Uma questão importante a ser observada é que a maior parte da sociedade civil israelense, educada no medo e na manipulação permanente do seu sentimento de segurança (tal como a sociedade civil global), tende a apoiar as ações da extrema-direita, principalmente quando instigada pelos atentados terroristas do Hamas. Da mesma forma que a maioria da classe média brasileira “odeia pobre”, grande parte da classe média israelense é levada, por diversas razões e ações, a odiar e repudiar os palestinos – ainda que haja honrosas resistências entre ela às políticas de apartheid da extrema-direita.

 

Um atentado terrorista e um “conflito” providencial para o Estado de Israel, os EUA e a grande mídia

É possível que a mídia Ocidental utilize o massacre de palestinos e a crise humanitária decorrente, com suas imagens, polêmicas e apelos internacionais de “certo x errado”, como forma de ir mudando gradualmente o foco da atenção internacional da guerra da Ucrânia, que não apresenta possibilidade de solução real. Assim, evita-se fazer um balanço acerca do conflito militar russo-ucraniano, bem como o seu esgotamento sem saída, desviando os holofotes providencialmente para o Oriente Médio.

 

O governo Lula e o petismo frente à situação do Oriente Médio

O governo Lula, que atualmente preside o Conselho de Segurança da ONU, propõe uma resolução de “medidas humanitárias” apoiada por 12 países. Porém, bastou o veto de um único país, os EUA, para que a medida fosse rechaçada, o que demonstra bastante não apenas sobre a quem serve a ONU, como os interesses geopolíticos de Israel e EUA em manter a carnificina da limpeza étnica promovida pela política de Netanyahu. Cai de maduro que a intenção é manter a situação de desespero para que não haja nenhuma saída!

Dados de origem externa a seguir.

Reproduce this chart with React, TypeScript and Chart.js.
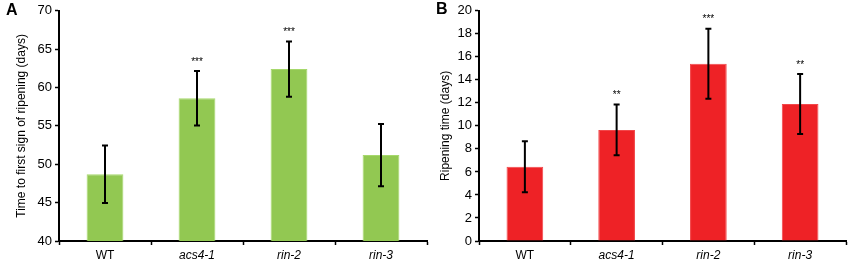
import React, { useEffect, useRef } from "react";
import { Chart, registerables } from "chart.js";

Chart.register(...registerables);

const categories = ["WT", "acs4-1", "rin-2", "rin-3"];

const timeToFirstSign = [48.7, 58.6, 62.4, 51.2];
const timeToFirstSignErr = [3.75, 3.55, 3.6, 4.05];
const timeToFirstSignSig = ["", "***", "***", ""];

const ripeningTime = [6.45, 9.65, 15.4, 11.9];
const ripeningTimeErr = [2.22, 2.2, 3.05, 2.6];
const ripeningTimeSig = ["", "**", "***", "**"];

const FONT = "'Liberation Sans', Arial, Helvetica, sans-serif";

type PanelProps = {
  values: number[];
  errors: number[];
  sig: string[];
  min: number;
  max: number;
  step: number;
  title: string;
  fill: string;
  border: string;
  yWidth: number;
  padRight: number;
  titlePad: number;
  width: number;
};

function Panel(p: PanelProps) {
  const ref = useRef<HTMLCanvasElement | null>(null);
  useEffect(() => {
    if (!ref.current) return;
    const errPlugin = {
      id: "errbars",
      afterDatasetsDraw(chart: any) {
        const ctx = chart.ctx;
        const xs = chart.scales.x;
        const ys = chart.scales.y;
        ctx.save();
        ctx.strokeStyle = "#000";
        ctx.lineWidth = 2;
        p.values.forEach((v, i) => {
          const x = xs.getPixelForValue(i);
          const yt = ys.getPixelForValue(v + p.errors[i]);
          const yb = ys.getPixelForValue(v - p.errors[i]);
          ctx.beginPath();
          ctx.moveTo(x, yt);
          ctx.lineTo(x, yb);
          ctx.moveTo(x - 3, yt);
          ctx.lineTo(x + 3, yt);
          ctx.moveTo(x - 3, yb);
          ctx.lineTo(x + 3, yb);
          ctx.stroke();
          if (p.sig[i]) {
            ctx.fillStyle = "#000";
            ctx.font = `10px ${FONT}`;
            ctx.textAlign = "center";
            ctx.textBaseline = "middle";
            ctx.fillText(p.sig[i], x, yt - 9);
          }
        });
        ctx.restore();
      },
    };
    const chart = new Chart(ref.current, {
      type: "bar",
      data: {
        labels: categories,
        datasets: [
          {
            data: p.values,
            backgroundColor: p.fill,
            borderColor: p.border,
            borderWidth: 1,
            barPercentage: 0.4,
            categoryPercentage: 1,
          },
        ],
      },
      options: {
        animation: false,
        responsive: false,
        maintainAspectRatio: false,
        layout: { padding: { top: 9, right: p.padRight, left: 0, bottom: 0 } },
        plugins: { legend: { display: false }, tooltip: { enabled: false } },
        scales: {
          x: {
            afterFit: (s: any) => {
              s.height = 21;
            },
            grid: {
              display: true,
              drawOnChartArea: false,
              drawTicks: true,
              tickLength: 4,
              tickWidth: 1.5,
              tickColor: "#000",
              offset: true,
            },
            border: { display: true, color: "#000", width: 2 },
            ticks: {
              color: "#000",
              padding: 3,
              font: (c: any) => ({
                family: FONT,
                size: 12,
                style: c.index > 0 ? "italic" : "normal",
              }),
            },
          },
          y: {
            min: p.min,
            max: p.max,
            afterFit: (s: any) => {
              s.width = p.yWidth;
            },
            grid: {
              display: true,
              drawOnChartArea: false,
              drawTicks: true,
              tickLength: 4,
              tickWidth: 1.5,
              tickColor: "#000",
            },
            border: { display: true, color: "#000", width: 2 },
            ticks: {
              stepSize: p.step,
              color: "#000",
              padding: 3,
              font: { family: FONT, size: 13 },
            },
            title: {
              display: true,
              text: p.title,
              color: "#000",
              font: { family: FONT, size: 12 },
              padding: { top: p.titlePad, bottom: 0 },
            },
          },
        },
      },
      plugins: [errPlugin],
    });
    return () => chart.destroy();
  }, []);
  return <canvas ref={ref} width={p.width} height={262} style={{ display: "block", width: p.width, height: 262 }} />;
}

export default function App() {
  return (
    <div style={{ position: "fixed", left: 0, top: 0, width: 851, height: 262, background: "#fff", fontFamily: FONT }}>
      <div style={{ position: "absolute", left: 0, top: 0 }}>
        <Panel
          values={timeToFirstSign}
          errors={timeToFirstSignErr}
          sig={timeToFirstSignSig}
          min={40}
          max={70}
          step={5}
          title="Time to first sign of ripening (days)"
          fill="#92c852"
          border="#a6d86c"
          yWidth={59}
          padRight={3}
          titlePad={14}
          width={430}
        />
      </div>
      <div style={{ position: "absolute", left: 430, top: 0 }}>
        <Panel
          values={ripeningTime}
          errors={ripeningTimeErr}
          sig={ripeningTimeSig}
          min={0}
          max={20}
          step={2}
          title="Ripening time (days)"
          fill="#ee2226"
          border="#f2474a"
          yWidth={49}
          padRight={5}
          titlePad={8}
          width={421}
        />
      </div>
      <div style={{ position: "absolute", left: 6, top: 1, fontWeight: "bold", fontSize: 16, lineHeight: "18px" }}>A</div>
      <div style={{ position: "absolute", left: 436, top: 0, fontWeight: "bold", fontSize: 16, lineHeight: "18px" }}>B</div>
    </div>
  );
}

A declaração petista sobre a crise humanitária na faixa de Gaza é patética, pois apenas exige o cumprimento das resoluções da ONU e dos acordos de paz de Oslo. Se na guerra da Ucrânia o governo Lula cumpriu um papel razoável, com uma pequena independência discursiva que destoou muito do discurso Ocidental e incomodou o imperialismo, no atual massacre promovido por Israel ajuda a aumentar a cortina de fumaça e a manter as coisas como estão, inclusive condenando os “atentados terroristas” sem nenhum tipo de ponderação.

As perguntas que deveriam estar fazendo é: por que os acordos não são cumpridos? Por que a ONU nunca consegue deter Israel? Por que se centra apenas na condenação ao “terrorismo” do Hamas e não fala nada sobre o fato de não ser uma “guerra”, mas um genocídio?

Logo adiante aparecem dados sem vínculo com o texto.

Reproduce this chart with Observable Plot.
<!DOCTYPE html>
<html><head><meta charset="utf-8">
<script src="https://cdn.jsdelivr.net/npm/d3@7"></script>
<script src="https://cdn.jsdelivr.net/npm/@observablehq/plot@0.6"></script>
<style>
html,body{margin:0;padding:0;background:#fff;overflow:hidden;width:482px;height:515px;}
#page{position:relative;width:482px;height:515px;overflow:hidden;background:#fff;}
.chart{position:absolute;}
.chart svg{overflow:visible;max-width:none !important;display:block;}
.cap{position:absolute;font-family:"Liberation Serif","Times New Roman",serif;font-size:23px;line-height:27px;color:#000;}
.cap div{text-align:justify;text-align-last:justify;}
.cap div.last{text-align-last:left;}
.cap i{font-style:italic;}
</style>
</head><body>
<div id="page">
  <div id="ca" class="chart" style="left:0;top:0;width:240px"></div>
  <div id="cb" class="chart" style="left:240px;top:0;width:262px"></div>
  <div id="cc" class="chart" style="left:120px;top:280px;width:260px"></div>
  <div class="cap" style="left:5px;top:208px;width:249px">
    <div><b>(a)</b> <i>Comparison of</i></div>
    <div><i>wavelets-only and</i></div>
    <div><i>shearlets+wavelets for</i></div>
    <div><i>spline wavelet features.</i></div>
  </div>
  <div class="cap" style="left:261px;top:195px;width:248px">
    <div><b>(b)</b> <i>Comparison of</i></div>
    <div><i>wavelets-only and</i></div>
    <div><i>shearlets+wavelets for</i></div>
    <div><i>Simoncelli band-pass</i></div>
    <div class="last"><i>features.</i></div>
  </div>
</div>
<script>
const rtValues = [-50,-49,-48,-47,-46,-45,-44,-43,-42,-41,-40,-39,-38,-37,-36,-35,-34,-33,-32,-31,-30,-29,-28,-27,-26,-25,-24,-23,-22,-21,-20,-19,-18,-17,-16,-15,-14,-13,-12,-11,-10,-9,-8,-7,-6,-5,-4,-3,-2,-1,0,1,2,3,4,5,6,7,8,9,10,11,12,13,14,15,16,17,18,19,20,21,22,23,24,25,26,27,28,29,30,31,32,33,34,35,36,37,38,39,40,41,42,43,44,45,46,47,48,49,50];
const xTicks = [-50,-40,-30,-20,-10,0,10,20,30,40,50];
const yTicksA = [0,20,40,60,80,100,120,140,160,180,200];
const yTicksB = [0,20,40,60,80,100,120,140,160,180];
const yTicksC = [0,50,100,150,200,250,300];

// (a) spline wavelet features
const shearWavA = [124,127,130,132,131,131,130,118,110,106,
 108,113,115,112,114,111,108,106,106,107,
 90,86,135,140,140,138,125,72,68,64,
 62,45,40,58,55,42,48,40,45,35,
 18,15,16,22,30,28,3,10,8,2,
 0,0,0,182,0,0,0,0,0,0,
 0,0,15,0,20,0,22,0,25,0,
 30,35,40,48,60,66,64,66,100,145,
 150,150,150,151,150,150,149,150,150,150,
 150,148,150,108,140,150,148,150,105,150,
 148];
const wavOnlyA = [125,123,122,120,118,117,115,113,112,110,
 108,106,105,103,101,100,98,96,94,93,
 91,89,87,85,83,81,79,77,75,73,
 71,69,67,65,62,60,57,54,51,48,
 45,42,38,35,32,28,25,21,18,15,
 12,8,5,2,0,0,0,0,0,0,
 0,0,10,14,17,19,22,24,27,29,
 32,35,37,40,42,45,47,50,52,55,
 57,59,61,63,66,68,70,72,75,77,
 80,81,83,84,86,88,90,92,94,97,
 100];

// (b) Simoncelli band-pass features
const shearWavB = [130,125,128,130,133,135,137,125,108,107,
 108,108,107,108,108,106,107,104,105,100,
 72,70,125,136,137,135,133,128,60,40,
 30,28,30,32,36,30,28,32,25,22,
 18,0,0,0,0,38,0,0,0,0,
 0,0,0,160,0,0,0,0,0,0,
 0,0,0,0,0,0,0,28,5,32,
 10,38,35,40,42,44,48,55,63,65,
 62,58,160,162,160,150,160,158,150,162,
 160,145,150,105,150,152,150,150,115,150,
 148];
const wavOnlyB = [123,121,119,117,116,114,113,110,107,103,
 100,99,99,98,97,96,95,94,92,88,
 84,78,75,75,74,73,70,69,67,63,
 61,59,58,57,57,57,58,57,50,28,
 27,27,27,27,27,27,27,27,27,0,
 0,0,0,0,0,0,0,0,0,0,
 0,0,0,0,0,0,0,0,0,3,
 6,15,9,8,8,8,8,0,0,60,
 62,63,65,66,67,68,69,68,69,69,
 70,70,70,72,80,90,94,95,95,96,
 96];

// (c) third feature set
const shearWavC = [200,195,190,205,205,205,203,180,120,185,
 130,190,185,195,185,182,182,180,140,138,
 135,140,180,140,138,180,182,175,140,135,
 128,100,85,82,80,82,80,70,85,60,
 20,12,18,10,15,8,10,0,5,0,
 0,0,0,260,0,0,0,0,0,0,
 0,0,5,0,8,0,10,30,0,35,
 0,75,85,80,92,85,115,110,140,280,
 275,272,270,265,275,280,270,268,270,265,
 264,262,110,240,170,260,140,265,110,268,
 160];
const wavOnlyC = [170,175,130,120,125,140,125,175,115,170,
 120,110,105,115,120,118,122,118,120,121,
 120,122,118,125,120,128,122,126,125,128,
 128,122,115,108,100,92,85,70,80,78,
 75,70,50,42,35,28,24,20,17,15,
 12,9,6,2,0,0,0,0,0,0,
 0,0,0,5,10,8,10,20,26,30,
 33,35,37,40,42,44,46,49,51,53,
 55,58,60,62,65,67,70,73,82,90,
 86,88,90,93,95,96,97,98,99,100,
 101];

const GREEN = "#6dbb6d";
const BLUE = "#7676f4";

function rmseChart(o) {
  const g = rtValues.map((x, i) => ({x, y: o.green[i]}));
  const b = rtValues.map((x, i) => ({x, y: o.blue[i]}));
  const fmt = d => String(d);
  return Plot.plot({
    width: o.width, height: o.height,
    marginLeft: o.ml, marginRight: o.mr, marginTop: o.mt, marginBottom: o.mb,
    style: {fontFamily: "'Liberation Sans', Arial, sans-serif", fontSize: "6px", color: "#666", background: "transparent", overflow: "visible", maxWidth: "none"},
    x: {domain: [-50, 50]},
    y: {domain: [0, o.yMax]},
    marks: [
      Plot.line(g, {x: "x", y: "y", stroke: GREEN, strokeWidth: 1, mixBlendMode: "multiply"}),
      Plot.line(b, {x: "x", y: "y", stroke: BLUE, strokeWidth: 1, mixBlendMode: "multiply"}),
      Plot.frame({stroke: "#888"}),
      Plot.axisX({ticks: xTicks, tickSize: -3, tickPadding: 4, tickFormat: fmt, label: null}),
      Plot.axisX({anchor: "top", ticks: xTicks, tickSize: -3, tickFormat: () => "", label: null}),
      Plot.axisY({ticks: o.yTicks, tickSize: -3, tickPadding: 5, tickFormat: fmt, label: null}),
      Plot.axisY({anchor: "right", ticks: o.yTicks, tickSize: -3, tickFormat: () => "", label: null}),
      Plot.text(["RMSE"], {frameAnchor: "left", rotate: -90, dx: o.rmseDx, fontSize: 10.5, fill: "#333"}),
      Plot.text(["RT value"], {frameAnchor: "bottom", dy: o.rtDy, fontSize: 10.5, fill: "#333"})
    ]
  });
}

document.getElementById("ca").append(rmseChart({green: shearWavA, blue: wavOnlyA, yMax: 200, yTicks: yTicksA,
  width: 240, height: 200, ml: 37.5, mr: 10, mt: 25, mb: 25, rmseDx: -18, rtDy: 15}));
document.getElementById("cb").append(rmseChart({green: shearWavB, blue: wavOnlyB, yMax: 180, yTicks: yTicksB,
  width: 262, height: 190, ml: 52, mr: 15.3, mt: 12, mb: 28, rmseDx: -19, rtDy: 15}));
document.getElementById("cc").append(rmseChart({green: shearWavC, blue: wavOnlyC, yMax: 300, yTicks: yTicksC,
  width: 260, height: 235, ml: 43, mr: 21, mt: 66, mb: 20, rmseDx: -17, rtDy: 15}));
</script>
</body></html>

A questão é que para se tentar evitar o genocídio e a limpeza étnica é necessário não reforçar a cortina de fumaça dos discursos hipócritas e inócuos da diplomacia oficial, que servem apenas para esconder e blindar as violências e evitar qualquer tipo de solução real. Para evitar ou encerrar uma suposta “guerra”, o primeiro passo é chamar as coisas pelo seu nome, evitar que razões de Estado se escondam em discursos sobre “justiça”, “autodefesa”, “lado correto da história”, etc. É uma maneira fundamental de constranger os agressores e evitar que se escondam atrás das narrativas midiáticas acobertadoras.

Assim, as razões de Estado e os poderosos interesses econômicos terminam sempre se sobrepondo à linda – e possível – cena do ramo de oliveira presenteado ao soldado israelense pela criança palestina. É nosso dever enxergar cenas como essa em um mundo que muitas vezes fica cego.